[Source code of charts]
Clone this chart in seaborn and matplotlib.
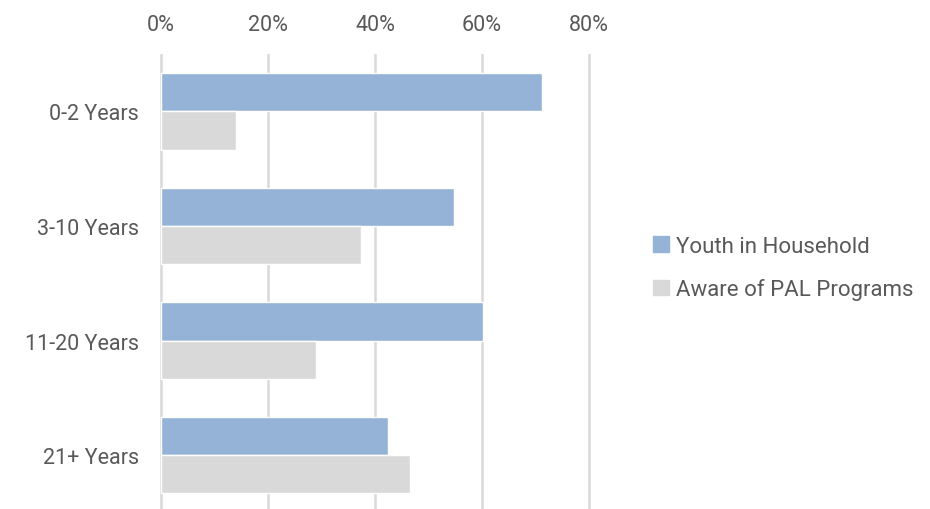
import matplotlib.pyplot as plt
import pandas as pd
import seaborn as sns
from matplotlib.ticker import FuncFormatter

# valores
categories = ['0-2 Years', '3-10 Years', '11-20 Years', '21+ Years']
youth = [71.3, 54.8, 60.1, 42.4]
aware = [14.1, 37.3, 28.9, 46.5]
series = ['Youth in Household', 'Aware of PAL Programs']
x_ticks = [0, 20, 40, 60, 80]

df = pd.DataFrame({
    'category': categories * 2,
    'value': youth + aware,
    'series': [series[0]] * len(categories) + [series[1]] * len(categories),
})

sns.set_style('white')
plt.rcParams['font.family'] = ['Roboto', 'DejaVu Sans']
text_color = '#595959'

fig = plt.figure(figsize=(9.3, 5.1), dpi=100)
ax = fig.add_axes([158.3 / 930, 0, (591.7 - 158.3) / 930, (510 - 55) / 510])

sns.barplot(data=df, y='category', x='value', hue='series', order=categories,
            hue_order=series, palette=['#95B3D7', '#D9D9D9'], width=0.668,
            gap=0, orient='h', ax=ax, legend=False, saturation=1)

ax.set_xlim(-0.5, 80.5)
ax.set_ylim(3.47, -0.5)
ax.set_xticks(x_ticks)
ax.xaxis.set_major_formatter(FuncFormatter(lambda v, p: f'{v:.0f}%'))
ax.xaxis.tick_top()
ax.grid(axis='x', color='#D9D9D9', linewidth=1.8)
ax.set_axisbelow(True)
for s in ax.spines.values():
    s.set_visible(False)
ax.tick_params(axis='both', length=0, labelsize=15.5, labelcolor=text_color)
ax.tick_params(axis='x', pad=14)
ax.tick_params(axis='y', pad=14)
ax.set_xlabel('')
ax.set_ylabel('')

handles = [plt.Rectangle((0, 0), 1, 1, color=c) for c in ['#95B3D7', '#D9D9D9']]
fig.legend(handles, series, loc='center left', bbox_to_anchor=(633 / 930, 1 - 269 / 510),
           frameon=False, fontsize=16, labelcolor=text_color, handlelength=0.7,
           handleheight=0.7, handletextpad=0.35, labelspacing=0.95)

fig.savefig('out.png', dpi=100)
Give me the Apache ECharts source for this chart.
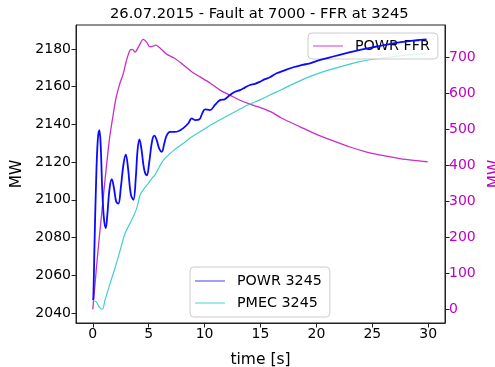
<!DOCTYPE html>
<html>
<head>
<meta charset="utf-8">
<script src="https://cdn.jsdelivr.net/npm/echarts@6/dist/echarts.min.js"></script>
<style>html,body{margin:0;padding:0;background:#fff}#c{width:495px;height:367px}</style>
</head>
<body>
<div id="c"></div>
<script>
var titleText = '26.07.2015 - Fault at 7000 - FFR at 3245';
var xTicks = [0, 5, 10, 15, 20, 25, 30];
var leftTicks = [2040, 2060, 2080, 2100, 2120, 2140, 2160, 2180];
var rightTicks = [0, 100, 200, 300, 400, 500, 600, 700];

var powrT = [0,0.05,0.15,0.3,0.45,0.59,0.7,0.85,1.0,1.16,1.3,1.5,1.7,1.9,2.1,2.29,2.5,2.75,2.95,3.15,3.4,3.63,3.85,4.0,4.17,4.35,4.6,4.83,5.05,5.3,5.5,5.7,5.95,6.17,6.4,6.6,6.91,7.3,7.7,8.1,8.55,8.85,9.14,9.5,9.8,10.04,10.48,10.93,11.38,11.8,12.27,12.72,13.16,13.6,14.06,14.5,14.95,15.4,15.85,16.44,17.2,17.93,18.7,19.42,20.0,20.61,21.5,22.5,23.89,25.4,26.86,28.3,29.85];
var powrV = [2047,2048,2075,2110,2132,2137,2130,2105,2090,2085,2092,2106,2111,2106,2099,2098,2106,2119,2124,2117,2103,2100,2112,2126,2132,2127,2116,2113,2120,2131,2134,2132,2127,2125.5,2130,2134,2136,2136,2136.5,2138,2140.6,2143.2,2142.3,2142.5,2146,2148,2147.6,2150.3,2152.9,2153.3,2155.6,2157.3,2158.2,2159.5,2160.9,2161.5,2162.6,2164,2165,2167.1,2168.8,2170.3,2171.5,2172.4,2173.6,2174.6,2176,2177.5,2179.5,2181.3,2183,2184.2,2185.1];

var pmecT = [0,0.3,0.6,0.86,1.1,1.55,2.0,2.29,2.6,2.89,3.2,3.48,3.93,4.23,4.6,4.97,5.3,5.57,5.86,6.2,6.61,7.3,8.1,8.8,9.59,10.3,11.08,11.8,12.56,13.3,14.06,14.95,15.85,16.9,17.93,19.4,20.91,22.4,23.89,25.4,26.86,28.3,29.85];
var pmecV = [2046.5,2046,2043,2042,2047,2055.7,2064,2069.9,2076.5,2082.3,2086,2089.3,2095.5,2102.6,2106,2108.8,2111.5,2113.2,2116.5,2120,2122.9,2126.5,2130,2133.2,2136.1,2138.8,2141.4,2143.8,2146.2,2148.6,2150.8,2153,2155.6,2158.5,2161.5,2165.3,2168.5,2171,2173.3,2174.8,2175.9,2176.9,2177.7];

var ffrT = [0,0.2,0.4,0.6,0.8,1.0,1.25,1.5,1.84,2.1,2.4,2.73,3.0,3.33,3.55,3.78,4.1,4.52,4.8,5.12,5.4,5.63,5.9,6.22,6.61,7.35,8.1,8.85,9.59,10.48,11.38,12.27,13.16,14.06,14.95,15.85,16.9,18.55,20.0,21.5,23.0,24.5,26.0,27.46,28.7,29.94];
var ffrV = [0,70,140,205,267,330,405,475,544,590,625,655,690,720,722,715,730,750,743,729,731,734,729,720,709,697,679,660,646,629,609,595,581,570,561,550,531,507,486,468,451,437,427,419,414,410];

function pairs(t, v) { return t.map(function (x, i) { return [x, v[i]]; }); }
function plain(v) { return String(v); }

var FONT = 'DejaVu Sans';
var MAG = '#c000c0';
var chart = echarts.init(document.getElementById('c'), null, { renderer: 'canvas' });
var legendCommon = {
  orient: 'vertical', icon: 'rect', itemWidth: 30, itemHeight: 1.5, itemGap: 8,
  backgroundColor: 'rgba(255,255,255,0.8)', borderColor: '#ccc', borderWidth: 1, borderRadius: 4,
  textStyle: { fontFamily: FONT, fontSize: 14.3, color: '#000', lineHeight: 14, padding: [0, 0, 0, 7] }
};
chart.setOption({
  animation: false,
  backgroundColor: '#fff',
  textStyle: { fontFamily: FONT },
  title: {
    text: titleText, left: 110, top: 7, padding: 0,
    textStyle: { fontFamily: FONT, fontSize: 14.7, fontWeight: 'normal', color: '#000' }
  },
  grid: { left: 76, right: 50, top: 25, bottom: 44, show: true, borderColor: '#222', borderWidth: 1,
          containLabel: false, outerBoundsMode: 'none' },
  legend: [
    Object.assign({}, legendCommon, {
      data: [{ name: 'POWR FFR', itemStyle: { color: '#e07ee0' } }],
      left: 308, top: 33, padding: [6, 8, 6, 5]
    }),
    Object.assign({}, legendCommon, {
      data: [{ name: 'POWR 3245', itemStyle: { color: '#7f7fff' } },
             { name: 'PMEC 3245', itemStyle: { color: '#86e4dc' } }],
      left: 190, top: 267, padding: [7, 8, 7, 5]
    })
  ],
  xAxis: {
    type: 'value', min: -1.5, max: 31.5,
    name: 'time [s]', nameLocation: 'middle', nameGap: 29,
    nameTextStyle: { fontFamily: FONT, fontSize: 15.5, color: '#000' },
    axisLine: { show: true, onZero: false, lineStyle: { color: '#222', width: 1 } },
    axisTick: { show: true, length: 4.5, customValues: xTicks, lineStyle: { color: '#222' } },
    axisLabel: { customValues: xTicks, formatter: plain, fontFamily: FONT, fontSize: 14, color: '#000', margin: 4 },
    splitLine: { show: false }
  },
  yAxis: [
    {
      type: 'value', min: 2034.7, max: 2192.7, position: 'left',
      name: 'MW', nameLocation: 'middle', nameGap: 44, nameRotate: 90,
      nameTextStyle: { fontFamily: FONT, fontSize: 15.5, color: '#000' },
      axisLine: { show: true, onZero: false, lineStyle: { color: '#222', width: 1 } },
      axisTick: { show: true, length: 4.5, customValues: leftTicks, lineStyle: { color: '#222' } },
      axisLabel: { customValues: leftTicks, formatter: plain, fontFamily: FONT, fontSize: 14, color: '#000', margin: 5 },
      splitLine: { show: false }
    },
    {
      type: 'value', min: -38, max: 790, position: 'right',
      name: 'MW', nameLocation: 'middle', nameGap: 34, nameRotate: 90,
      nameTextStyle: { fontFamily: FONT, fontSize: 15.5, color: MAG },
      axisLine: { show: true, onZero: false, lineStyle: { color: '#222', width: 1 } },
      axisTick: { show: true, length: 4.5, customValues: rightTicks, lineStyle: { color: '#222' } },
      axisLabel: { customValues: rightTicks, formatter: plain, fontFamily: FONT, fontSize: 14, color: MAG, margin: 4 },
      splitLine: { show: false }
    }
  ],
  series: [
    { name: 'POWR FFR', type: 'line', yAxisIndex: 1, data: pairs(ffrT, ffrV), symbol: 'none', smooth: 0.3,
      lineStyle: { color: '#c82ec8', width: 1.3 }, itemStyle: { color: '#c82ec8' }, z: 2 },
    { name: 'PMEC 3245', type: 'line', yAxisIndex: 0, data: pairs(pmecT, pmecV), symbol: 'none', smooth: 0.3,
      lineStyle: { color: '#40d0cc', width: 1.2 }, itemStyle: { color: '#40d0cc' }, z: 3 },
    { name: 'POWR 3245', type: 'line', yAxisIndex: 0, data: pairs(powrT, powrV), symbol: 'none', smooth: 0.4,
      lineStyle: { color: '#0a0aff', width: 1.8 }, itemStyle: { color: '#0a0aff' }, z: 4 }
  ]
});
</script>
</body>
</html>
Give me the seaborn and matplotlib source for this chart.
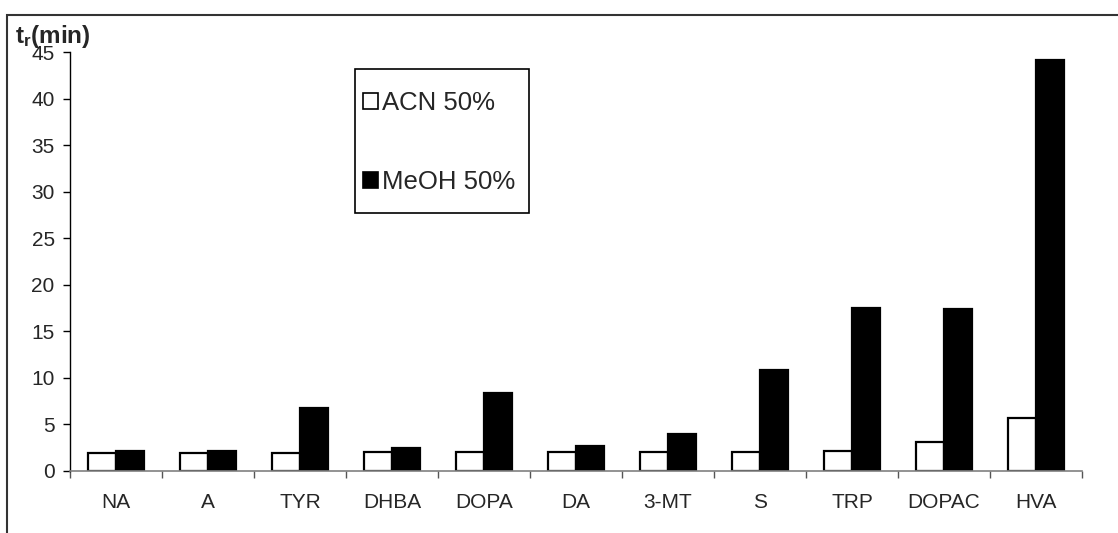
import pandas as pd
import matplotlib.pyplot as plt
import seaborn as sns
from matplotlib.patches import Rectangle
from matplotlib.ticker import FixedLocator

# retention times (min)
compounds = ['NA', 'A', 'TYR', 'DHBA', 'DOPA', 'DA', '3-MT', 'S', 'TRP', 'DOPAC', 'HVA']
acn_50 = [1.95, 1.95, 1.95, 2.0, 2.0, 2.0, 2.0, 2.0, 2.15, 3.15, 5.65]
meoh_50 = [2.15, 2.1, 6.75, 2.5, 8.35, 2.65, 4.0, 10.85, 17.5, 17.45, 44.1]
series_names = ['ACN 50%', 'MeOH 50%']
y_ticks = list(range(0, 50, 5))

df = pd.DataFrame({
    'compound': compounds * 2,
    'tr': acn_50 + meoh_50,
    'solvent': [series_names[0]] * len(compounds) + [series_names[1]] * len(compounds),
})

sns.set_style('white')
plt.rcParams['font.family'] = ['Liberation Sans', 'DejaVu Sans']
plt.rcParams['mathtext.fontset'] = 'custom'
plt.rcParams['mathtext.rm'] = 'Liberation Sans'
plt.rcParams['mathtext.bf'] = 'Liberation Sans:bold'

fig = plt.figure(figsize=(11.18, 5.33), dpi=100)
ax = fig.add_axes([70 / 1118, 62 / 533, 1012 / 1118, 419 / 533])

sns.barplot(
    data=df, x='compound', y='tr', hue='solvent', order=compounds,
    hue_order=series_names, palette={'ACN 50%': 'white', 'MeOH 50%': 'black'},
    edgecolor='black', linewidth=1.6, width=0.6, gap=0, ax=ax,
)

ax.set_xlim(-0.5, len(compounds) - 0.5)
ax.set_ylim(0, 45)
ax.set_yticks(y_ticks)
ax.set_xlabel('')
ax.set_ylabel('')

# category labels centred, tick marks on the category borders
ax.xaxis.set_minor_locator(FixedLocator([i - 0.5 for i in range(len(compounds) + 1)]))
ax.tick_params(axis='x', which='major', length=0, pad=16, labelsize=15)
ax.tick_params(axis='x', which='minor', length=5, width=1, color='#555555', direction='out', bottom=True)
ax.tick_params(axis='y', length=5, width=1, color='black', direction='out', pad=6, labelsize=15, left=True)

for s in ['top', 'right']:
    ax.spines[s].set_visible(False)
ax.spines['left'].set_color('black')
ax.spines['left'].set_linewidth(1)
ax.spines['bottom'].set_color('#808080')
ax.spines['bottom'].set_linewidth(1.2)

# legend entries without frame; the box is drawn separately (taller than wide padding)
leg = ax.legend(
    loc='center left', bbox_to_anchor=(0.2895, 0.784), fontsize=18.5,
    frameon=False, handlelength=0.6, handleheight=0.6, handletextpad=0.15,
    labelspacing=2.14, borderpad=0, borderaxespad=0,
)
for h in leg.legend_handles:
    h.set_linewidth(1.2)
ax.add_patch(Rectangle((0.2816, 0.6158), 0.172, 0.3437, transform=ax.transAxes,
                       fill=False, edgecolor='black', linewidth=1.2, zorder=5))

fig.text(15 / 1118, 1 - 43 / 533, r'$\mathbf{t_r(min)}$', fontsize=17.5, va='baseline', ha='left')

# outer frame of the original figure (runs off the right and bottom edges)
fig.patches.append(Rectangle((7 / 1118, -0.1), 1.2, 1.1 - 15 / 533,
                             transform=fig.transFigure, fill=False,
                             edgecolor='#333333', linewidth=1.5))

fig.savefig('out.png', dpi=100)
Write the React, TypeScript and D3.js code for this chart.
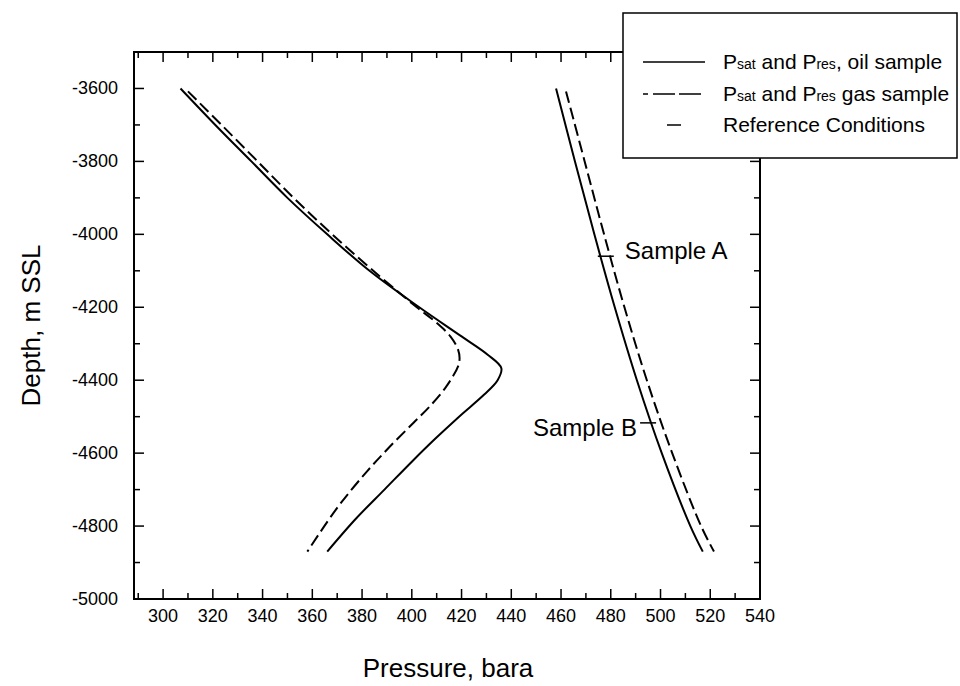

* Exercise
Reproduce only the lines from the beginning of the data through the line that contains "from matplotlib.ticker import FuncFormatter", both included, and please drop the pictures.

* Written solution
Clone this chart in seaborn and matplotlib.
import matplotlib.pyplot as plt
import pandas as pd
import seaborn as sns
from matplotlib.ticker import FuncFormatter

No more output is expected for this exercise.